И Павел решил вернуться на Волгу, в родной Саратов. Бродил по знакомым улочкам, с наслаждением вдыхая памятный с детства острый запах: в этом купеческом городе жили мукомолы, маслобои, текстильные «короли сарпинки», но главное — рыбники. Торговля свежими осетрами, белугой, севрюгой, стерлядью процветала. По берегам тянулись бесчисленные амбары и ледники для хранения улова, приспособления для разделки, копчения и сушки. Мальчишкой он с братьями прибегал смотреть, как заготавливали икру. Зернистую солили в огромных чанах, паюсную прессовали в рогожных кулях на два-три пуда каждый, мешочную запаковывали в салфеточные мешки. Здесь же производили и рыбные деликатесы: «белужьи пруты», «сомовьи плески» и вязигу — спинную струну осетровых.

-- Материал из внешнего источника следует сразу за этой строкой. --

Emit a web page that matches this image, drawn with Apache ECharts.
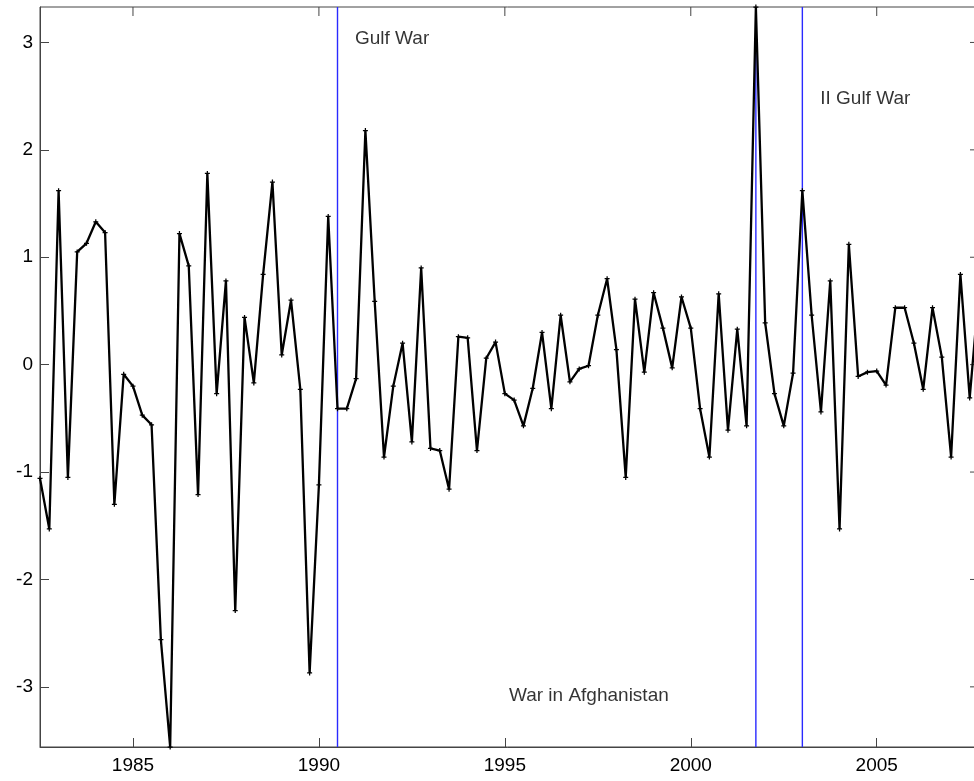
<!DOCTYPE html>
<html>
<head>
<meta charset="utf-8">
<script src="https://cdn.jsdelivr.net/npm/echarts@6/dist/echarts.min.js"></script>
<style>
  html, body { margin: 0; padding: 0; background: #fff; }
  #chart { width: 974px; height: 781px; }
</style>
</head>
<body>
<div id="chart"></div>
<script>
// Quarterly series, first observation 1982 Q3 (1982.5), one value per quarter
const firstQuarter = 1982.5;
const quarterStep = 0.25;
const values = [
  -1.06, -1.53, 1.62, -1.05, 1.05, 1.13, 1.33, 1.23, -1.30, -0.09,
  -0.20, -0.47, -0.56, -2.56, -3.56, 1.22, 0.92, -1.21, 1.78, -0.27,
  0.78, -2.29, 0.44, -0.17, 0.84, 1.70, 0.09, 0.60, -0.23, -2.87,
  -1.12, 1.38, -0.41, -0.41, -0.13, 2.18, 0.59, -0.86, -0.20, 0.20,
  -0.72, 0.90, -0.78, -0.80, -1.16, 0.26, 0.25, -0.80, 0.06, 0.21,
  -0.27, -0.33, -0.57, -0.22, 0.30, -0.41, 0.46, -0.16, -0.04, -0.01,
  0.46, 0.80, 0.14, -1.05, 0.61, -0.07, 0.67, 0.34, -0.03, 0.63,
  0.34, -0.41, -0.86, 0.66, -0.61, 0.33, -0.57, 3.33, 0.39, -0.27,
  -0.57, -0.08, 1.62, 0.46, -0.44, 0.78, -1.53, 1.12, -0.11, -0.07,
  -0.06, -0.19, 0.53, 0.53, 0.20, -0.23, 0.53, 0.07, -0.86, 0.84,
  -0.31, 0.70
];

// Event dates (vertical markers)
const eventDates = [1990.5, 2001.75, 2003.0];

// Event captions: [year, value, text]
const eventLabels = [
  [1990.97, 3.03, 'Gulf War'],
  [2003.48, 2.48, 'II Gulf War'],
  [1995.11, -3.08, 'War in Afghanistan']
];

// Axis tick labels
const xTicks = [1985, 1990, 1995, 2000, 2005];
const yTicks = [-3, -2, -1, 0, 1, 2, 3];

const seriesData = values.map((v, i) => [firstQuarter + i * quarterStep, v]);
const lastYear = firstQuarter + (values.length - 1) * quarterStep;
const yLow = Math.min(...values);
const yHigh = Math.max(...values);

const FONT = '"Liberation Sans", Arial, sans-serif';
const axisColor = '#444';
const tickLen = 9;

// Mirrored ticks on the top and right edges of the box: [x, y, side]
const mirrorTicks = xTicks.map(t => [t, yHigh, 0]).concat(yTicks.map(t => [lastYear, t, 1]));

// One vertical segment per event, spanning the full value range
const eventSeries = eventDates.map(d => ({
  type: 'line',
  data: [[d, yLow], [d, yHigh]],
  symbol: 'none',
  silent: true,
  z: 2,
  lineStyle: { color: '#2a2aff', width: 1.4 }
}));

const chart = echarts.init(document.getElementById('chart'), null, { renderer: 'canvas' });

chart.setOption({
  animation: false,
  backgroundColor: '#fff',
  grid: {
    show: true, borderColor: axisColor, borderWidth: 1, backgroundColor: 'transparent',
    left: 40, top: 7, width: 939, height: 740, containLabel: false, outerBoundsMode: 'none'
  },
  xAxis: {
    type: 'value', position: 'bottom', min: firstQuarter, max: lastYear,
    splitLine: { show: false },
    axisLine: { show: true, onZero: false, lineStyle: { color: axisColor, width: 1 } },
    axisTick: { show: true, inside: true, length: tickLen, customValues: xTicks, lineStyle: { color: axisColor } },
    axisLabel: { show: true, customValues: xTicks, color: '#000', fontFamily: FONT, fontSize: 19, margin: 9, formatter: v => String(v) }
  },
  yAxis: {
    type: 'value', position: 'left', min: yLow, max: yHigh,
    splitLine: { show: false },
    axisLine: { show: true, onZero: false, lineStyle: { color: axisColor, width: 1 } },
    axisTick: { show: true, inside: true, length: tickLen, customValues: yTicks, lineStyle: { color: axisColor } },
    axisLabel: { show: true, customValues: yTicks, color: '#000', fontFamily: FONT, fontSize: 19, margin: 7, formatter: v => String(v) }
  },
  series: eventSeries.concat([
    {
      type: 'custom',
      data: mirrorTicks,
      silent: true,
      z: 1,
      renderItem: (params, api) => {
        const p = api.coord([api.value(0), api.value(1)]);
        const top = api.value(2) === 0;
        return {
          type: 'line',
          shape: top
            ? { x1: p[0], y1: p[1], x2: p[0], y2: p[1] + tickLen }
            : { x1: p[0] - tickLen, y1: p[1], x2: p[0], y2: p[1] },
          style: { stroke: axisColor, lineWidth: 1 }
        };
      }
    },
    {
      type: 'line',
      data: seriesData,
      symbol: 'path://M-1,-4H1V-1H4V1H1V4H-1V1H-4V-1H-1Z',
      symbolSize: 5,
      showSymbol: true,
      itemStyle: { color: '#000' },
      lineStyle: { color: '#000', width: 2.3 },
      z: 3
    },
    {
      type: 'scatter',
      data: eventLabels,
      symbolSize: 0,
      silent: true,
      z: 4,
      label: {
        show: true,
        position: 'right',
        distance: 0,
        color: '#000',
        fontFamily: FONT,
        fontSize: 19,
        formatter: p => p.data[2]
      }
    }
  ])
});
</script>
</body>
</html>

Ах, как любил Павел расстегаи с вязигой, которые по праздникам пекла мать Евдокия Илларионовна!
На тенистой Полицейской улице, на самом краю поросшего репейником Глебучева оврага стоял родной, украшенный портиком с колоннами деревянный дом. Павел давно его оставил, бывал редко, только наездами, и вдруг решил вернуться в край, где протекли детство и юность. Тут в мастерской отца Варфоломея Федоровича, иконописных дел мастера, впервые соприкоснулся он с живописью, вдохнул запах масла и деревянных досок, получил первые навыки, научился растирать краски и грунтовать холсты. Мать бережно хранила и его старый мольберт, и юношеские эскизы, и карандашные рисунки. На полке по-прежнему стояла фотография Кузьмы Петрова-Водкина.
Вспомнилось, как совсем желторотыми мальчишками подрядились с друзьями Кузьмой и Петей Уткиным расписывать в Саратове храм Казанской иконы Божией Матери. Это был один из первых их заказов, и они очень старались.
— Откуда, Пашка, ты такие цвета подбираешь? — удивлялся Кузьма. — Палитра у всех вроде одинаковая, краски те же, но у нас они обычные, а у тебя под рукой блестят и звенят...
Павел, полностью поглощенный работой, не отвечал. Он то бросался к стене прыжком, то осторожно крался, боясь расплескать мелькнувший образ.